By Keshet Bachan, Plan International USA
On a rainy November day in 2007, Plan International launched a new campaign named after a report they has just published called ‘Because I am a Girl’. The launch was held at the offices of Marie Claire Magazine, and it featured Cherie Blaire as a guest speaker.
At the time, global attention was firmly fixed elsewhere – it was hurricane season in the Pacific and the Dow Jones had just taken a 360 point dive, heralding an economic crisis the likes of which the world hadn’t known since The Great Depression. But in a small press reception, in the heart of London, change was afoot.
The next day a minor news story made it onto the back pages of a few papers – the UN sent home 108 of the 950 Sri Lankan peacekeepers stationed in Haiti, accusing them of sexual abuse, including with underage girls. This shocking event passed by mostly unnoticed and unremarked upon by those responsible for holding UN agencies to account. As usual, only the feminists cried in outrage, and the world kept spinning on its axis unperturbed.
Girls were invisible, and so was their plight.
Around the same time, the 2008 ‘Because I am a Girl’ report was published, focusing on girl’s rights in war zones. One of its main recommendations was to enforce the code of conduct for UN personnel serving in conflict and post conflict zones so that they protect, not exploit, girls and young women. Despite the topical nature of the issues discussed, the report’s call to action failed to gain significant traction with donors and policy makers.
It would take yet a deeper plunge into the economic abyss in order to firmly place girls at the top of the global agenda.
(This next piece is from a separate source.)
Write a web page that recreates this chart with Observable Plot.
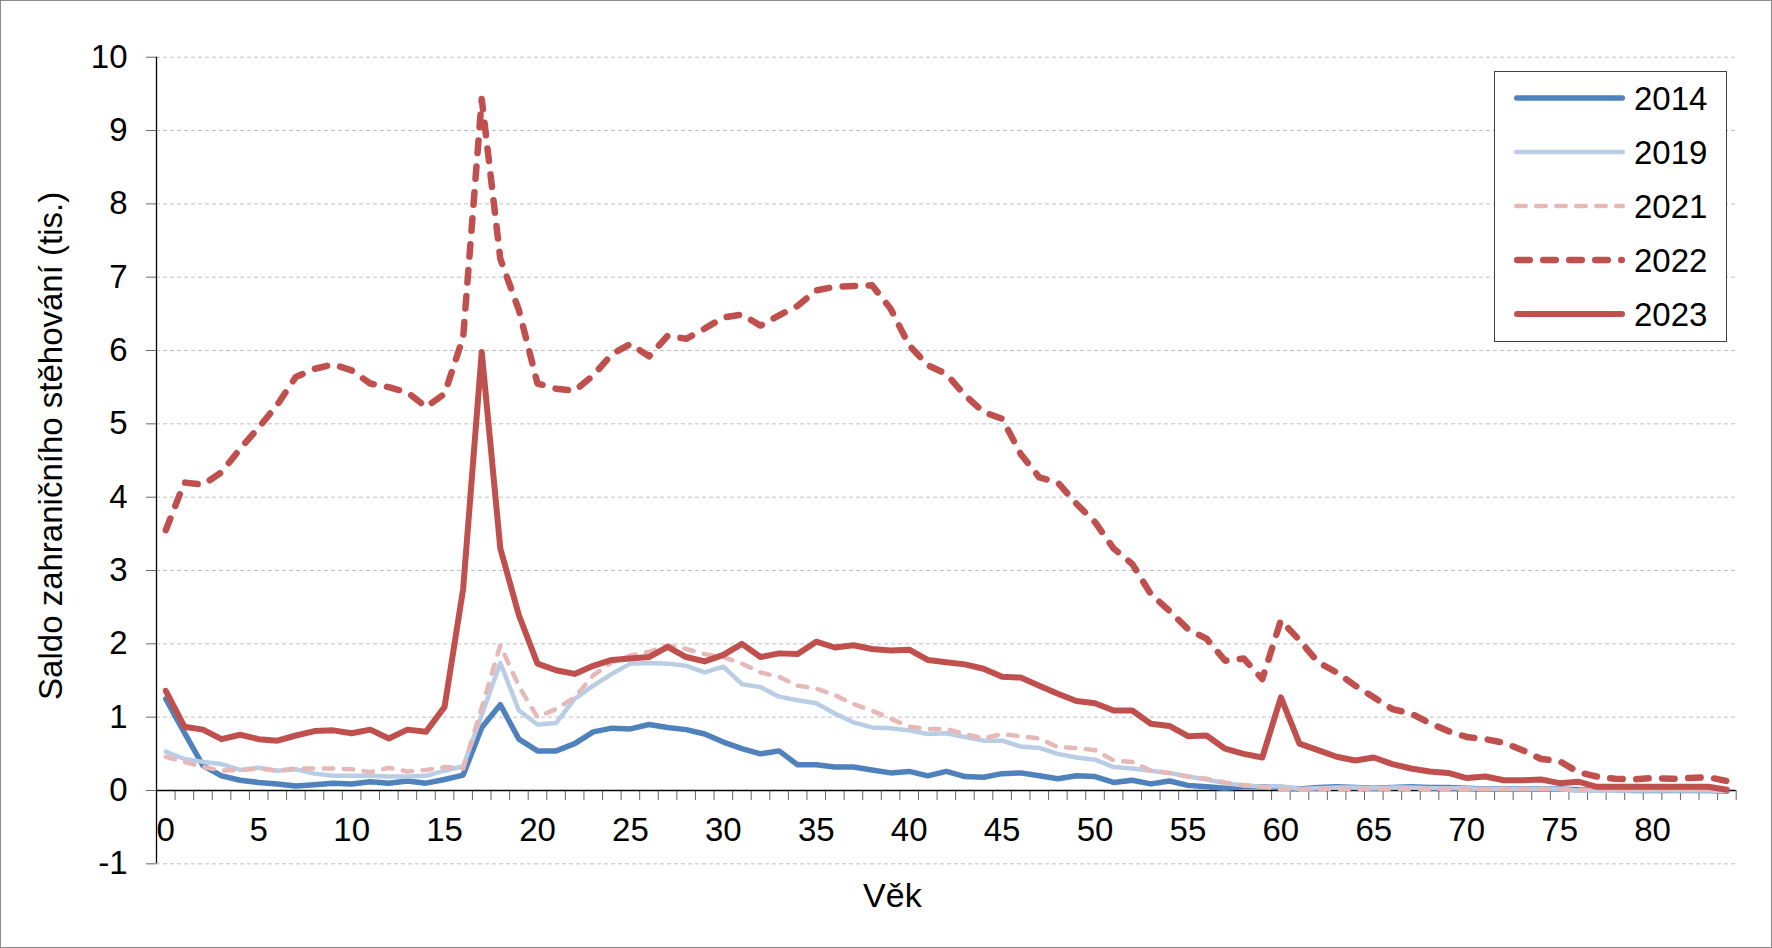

In December 2009, the participants of the World Economic Forum in Davos – largely heads of billion dollar corporations – were invited to a session called ‘The Girl Effect on Development’. The Davos meetings that year were focusing exclusively on the global economic crisis that had hit these corporations hard. The idea of a session that sought to encourage large scale investments in adolescent girls living in some of the poorest communities in the world seemed at odds with the economic climate.
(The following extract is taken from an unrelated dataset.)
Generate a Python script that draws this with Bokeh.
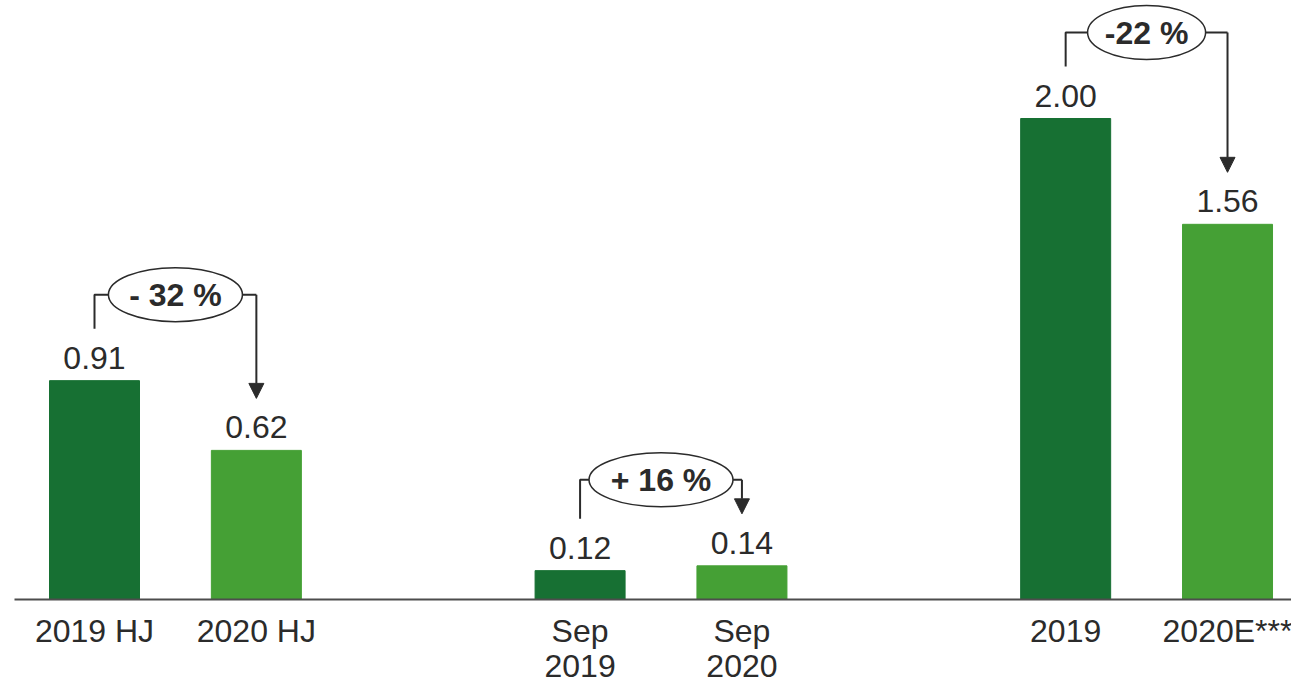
from bokeh.plotting import figure
from bokeh.models import ColumnDataSource, Range1d, Arrow, NormalHead
from bokeh.core.properties import value
from bokeh.embed import file_html
from bokeh.resources import INLINE

# --- data -------------------------------------------------------------
categories = ["2019 HJ", "2020 HJ", "Sep\n2019", "Sep\n2020", "2019", "2020E***"]
values = [0.91, 0.62, 0.12, 0.14, 2.00, 1.56]
change_labels = ["- 32 %", "+ 16 %", "-22 %"]

# --- layout -----------------------------------------------------------
W, H = 1291, 684
DARK = "#177033"
LIGHT = "#45a035"
INK = "#2b2b2b"
FONT = "Liberation Sans"
FS = "32px"

# bars sit in pairs with a one-slot gap between the pairs
slots = []
for g in range(3):
    slots += [3 * g, 3 * g + 1]
colors = [DARK, LIGHT] * 3

px_per_unit = 240.5          # vertical scale
base_px = 599                # baseline distance from top
px_per_slot = 161.86
first_px = 94

y_range = Range1d(-(H - base_px) / px_per_unit, base_px / px_per_unit)
x_range = Range1d(-first_px / px_per_slot, (W - first_px) / px_per_slot)

def dy(px):
    return px / px_per_unit

def dx(px):
    return px / px_per_slot

p = figure(width=W, height=H, x_range=x_range, y_range=y_range,
           output_backend="svg", toolbar_location=None, min_border=0)
p.axis.visible = False
p.grid.visible = False
p.outline_line_color = None
p.background_fill_color = "white"
p.border_fill_color = "white"

# bars
src = ColumnDataSource(dict(x=slots, top=values, color=colors,
                            label=[f"{v:.2f}" for v in values],
                            label_y=[v + dy(23) for v in values]))
p.vbar(x="x", top="top", bottom=0, width=dx(90), color="color", source=src)

# value labels above bars
p.text(x="x", y="label_y", text="label", source=src,
       text_font=value(FONT), text_font_size=FS, text_color=INK,
       text_align="center", text_baseline="alphabetic")

# baseline
p.segment(x0=[-dx(80)], y0=[0], x1=[x_range.end], y1=[0],
          line_color="#4d4d4d", line_width=2)

# category labels (one or two lines)
lx, ly, lt = [], [], []
for x, cat in zip(slots, categories):
    for i, line in enumerate(cat.split("\n")):
        lx.append(x)
        ly.append(-dy(31 + 35 * i))
        lt.append(line)
p.text(x=lx, y=ly, text=lt, text_font=value(FONT), text_font_size=FS,
       text_color=INK, text_align="center", text_baseline="alphabetic")

# change brackets between each pair
ell_w = [134, 144, 118]
for g in range(3):
    i1, i2 = 2 * g, 2 * g + 1
    x1, x2 = slots[i1], slots[i2]
    v1, v2 = values[i1], values[i2]
    level = max(v1, v2) + dy(86)
    p.line(x=[x1, x1, x2], y=[v1 + dy(52), level, level],
           line_color=INK, line_width=2)
    p.add_layout(Arrow(end=NormalHead(size=15, fill_color=INK, line_color=INK),
                       x_start=x2, y_start=level, x_end=x2, y_end=v2 + dy(52),
                       line_color=INK, line_width=2))
    xm = (x1 + x2) / 2
    p.ellipse(x=[xm], y=[level], width=ell_w[g], height=54,
              width_units="screen", height_units="screen",
              fill_color="white", line_color=INK, line_width=1.5)
    p.text(x=[xm], y=[level], text=[change_labels[g]],
           text_font=value(FONT), text_font_size=FS, text_font_style="bold",
           text_color=INK, text_align="center", text_baseline="middle")

open("out.html", "w").write(file_html(p, INLINE))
Yet, the session had sold out almost immediately.
The Girl Effect told a simple story: if you invest in adolescent girls, then fertility rates drop, children have better health outcomes, the workforce grows and becomes more productive ultimately leading to a stimulated economy. The crux of the argument was this – girls will one day be mothers, transferring their gains to their children, ensuring a multiplier and intergenerational effect will inevitably take place.
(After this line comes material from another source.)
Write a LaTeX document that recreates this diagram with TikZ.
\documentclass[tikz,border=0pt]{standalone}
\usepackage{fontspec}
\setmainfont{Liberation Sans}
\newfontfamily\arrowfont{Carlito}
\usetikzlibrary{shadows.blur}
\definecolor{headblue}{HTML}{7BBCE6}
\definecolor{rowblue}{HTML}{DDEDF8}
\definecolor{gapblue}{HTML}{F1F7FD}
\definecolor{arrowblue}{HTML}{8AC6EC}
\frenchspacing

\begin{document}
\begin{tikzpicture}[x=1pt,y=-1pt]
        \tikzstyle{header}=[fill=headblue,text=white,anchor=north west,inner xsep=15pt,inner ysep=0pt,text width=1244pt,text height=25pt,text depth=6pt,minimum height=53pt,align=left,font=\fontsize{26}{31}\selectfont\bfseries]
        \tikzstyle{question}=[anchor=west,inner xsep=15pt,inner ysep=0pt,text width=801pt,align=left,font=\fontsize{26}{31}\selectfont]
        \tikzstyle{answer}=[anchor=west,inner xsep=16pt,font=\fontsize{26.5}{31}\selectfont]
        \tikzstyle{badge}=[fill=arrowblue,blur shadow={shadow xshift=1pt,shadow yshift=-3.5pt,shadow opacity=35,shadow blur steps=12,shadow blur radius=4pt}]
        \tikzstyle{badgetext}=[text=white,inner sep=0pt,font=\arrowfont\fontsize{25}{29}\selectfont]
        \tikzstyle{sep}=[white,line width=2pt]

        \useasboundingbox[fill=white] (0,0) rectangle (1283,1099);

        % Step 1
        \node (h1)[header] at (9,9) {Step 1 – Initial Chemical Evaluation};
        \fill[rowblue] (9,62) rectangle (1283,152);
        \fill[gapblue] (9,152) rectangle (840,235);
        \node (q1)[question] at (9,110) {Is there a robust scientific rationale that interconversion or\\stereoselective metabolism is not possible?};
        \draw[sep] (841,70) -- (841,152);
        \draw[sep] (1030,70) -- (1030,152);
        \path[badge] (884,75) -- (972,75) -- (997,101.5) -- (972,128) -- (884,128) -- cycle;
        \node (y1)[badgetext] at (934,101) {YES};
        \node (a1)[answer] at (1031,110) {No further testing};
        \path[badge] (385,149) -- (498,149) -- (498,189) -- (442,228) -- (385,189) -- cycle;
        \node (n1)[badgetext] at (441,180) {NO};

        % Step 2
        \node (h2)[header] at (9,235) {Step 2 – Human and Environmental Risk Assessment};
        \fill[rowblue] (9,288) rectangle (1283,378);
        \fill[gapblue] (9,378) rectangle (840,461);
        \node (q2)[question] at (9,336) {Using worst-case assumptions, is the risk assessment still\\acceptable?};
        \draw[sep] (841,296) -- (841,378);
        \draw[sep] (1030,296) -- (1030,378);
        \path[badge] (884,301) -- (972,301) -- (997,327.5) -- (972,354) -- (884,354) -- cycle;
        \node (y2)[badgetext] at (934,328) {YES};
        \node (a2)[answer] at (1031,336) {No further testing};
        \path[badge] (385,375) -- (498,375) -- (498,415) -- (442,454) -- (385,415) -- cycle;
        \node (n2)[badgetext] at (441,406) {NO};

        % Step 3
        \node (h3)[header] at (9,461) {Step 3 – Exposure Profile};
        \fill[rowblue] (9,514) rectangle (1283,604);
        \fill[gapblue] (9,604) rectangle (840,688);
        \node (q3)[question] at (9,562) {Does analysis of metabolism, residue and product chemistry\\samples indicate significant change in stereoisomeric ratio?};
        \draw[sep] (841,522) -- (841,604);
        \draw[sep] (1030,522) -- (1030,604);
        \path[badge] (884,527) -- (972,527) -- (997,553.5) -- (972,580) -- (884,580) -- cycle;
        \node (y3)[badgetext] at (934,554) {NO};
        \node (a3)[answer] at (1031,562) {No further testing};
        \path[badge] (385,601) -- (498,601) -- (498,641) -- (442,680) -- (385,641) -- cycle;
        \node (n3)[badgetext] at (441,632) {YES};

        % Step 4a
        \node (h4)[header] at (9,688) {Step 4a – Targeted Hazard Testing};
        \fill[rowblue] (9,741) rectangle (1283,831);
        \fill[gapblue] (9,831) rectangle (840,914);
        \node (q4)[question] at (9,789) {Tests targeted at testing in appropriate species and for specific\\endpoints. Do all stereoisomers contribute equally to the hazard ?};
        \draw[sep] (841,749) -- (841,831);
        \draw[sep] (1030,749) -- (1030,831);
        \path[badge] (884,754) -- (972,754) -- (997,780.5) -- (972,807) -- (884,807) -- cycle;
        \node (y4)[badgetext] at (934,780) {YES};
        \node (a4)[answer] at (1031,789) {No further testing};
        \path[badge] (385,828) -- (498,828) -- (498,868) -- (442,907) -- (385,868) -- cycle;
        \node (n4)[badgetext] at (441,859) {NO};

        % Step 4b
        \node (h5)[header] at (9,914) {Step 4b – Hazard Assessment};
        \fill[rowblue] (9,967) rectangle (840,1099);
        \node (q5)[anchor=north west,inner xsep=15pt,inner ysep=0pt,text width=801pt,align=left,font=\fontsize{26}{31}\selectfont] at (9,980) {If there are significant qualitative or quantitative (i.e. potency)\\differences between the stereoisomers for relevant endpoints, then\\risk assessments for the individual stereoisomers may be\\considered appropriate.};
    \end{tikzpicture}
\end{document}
This easy formula for stimulating the economy caught the attention of every business person and politician in the room and the Girl Effect video quickly went viral.
At the same time Plan’s third ‘Because I am a Girl’ report, which analyzed the roles of girls and young women within the global economy, had finally hit a home run. Coming as it did on the heels of the economic downturn it offered duty bearers a clear route towards equitable distribution of wealth and assets – through an investment in girl’s education. History shows, the report argued, that when a girls are as educated as boys, economies prosper and governments remain stable.
The clarion call for girl’s rights had been made and it was echoing around the globe.
Investments increased, the ‘Because I am a Girl’ campaign went global, with Plan International’s urging the UN passed a resolution to make October 11th the International Day of the Girl and with our continued advocacy efforts a landmark UN resolution was passed banning Child Early and Forced Marriage.
The momentum to invest in girls continues today. The First Lady of the United States Michelle Obama recently launched an initiative called‘Let Girls Learn’ which aims to get 60 million out of school girls, into a classroom, and the sooner the better.
The US Government, including the State Department, USAID, PEPFAR and the Millennium Challenge Corporation developed an entire strategy to empower adolescent girls, taking a bold step to reach those who need our support the most.
At every level, the belief that girls are central to development efforts, that they require specific investment because they are most likely to be left behind, that their voices are too often missed but are worthy of being listened to, has been wholly endorsed.
And so on the eve of the United State of Women we find ourselves in a new, exciting place – celebrating the role that women and girls have played in making themselves central to human prosperity, calling out the continued challenges of violence, discrimination and marginalization which keep women and girls from reaching their full potential, and hoping beyond hope that the efforts we’ve made and continue to make will change the course of history forever.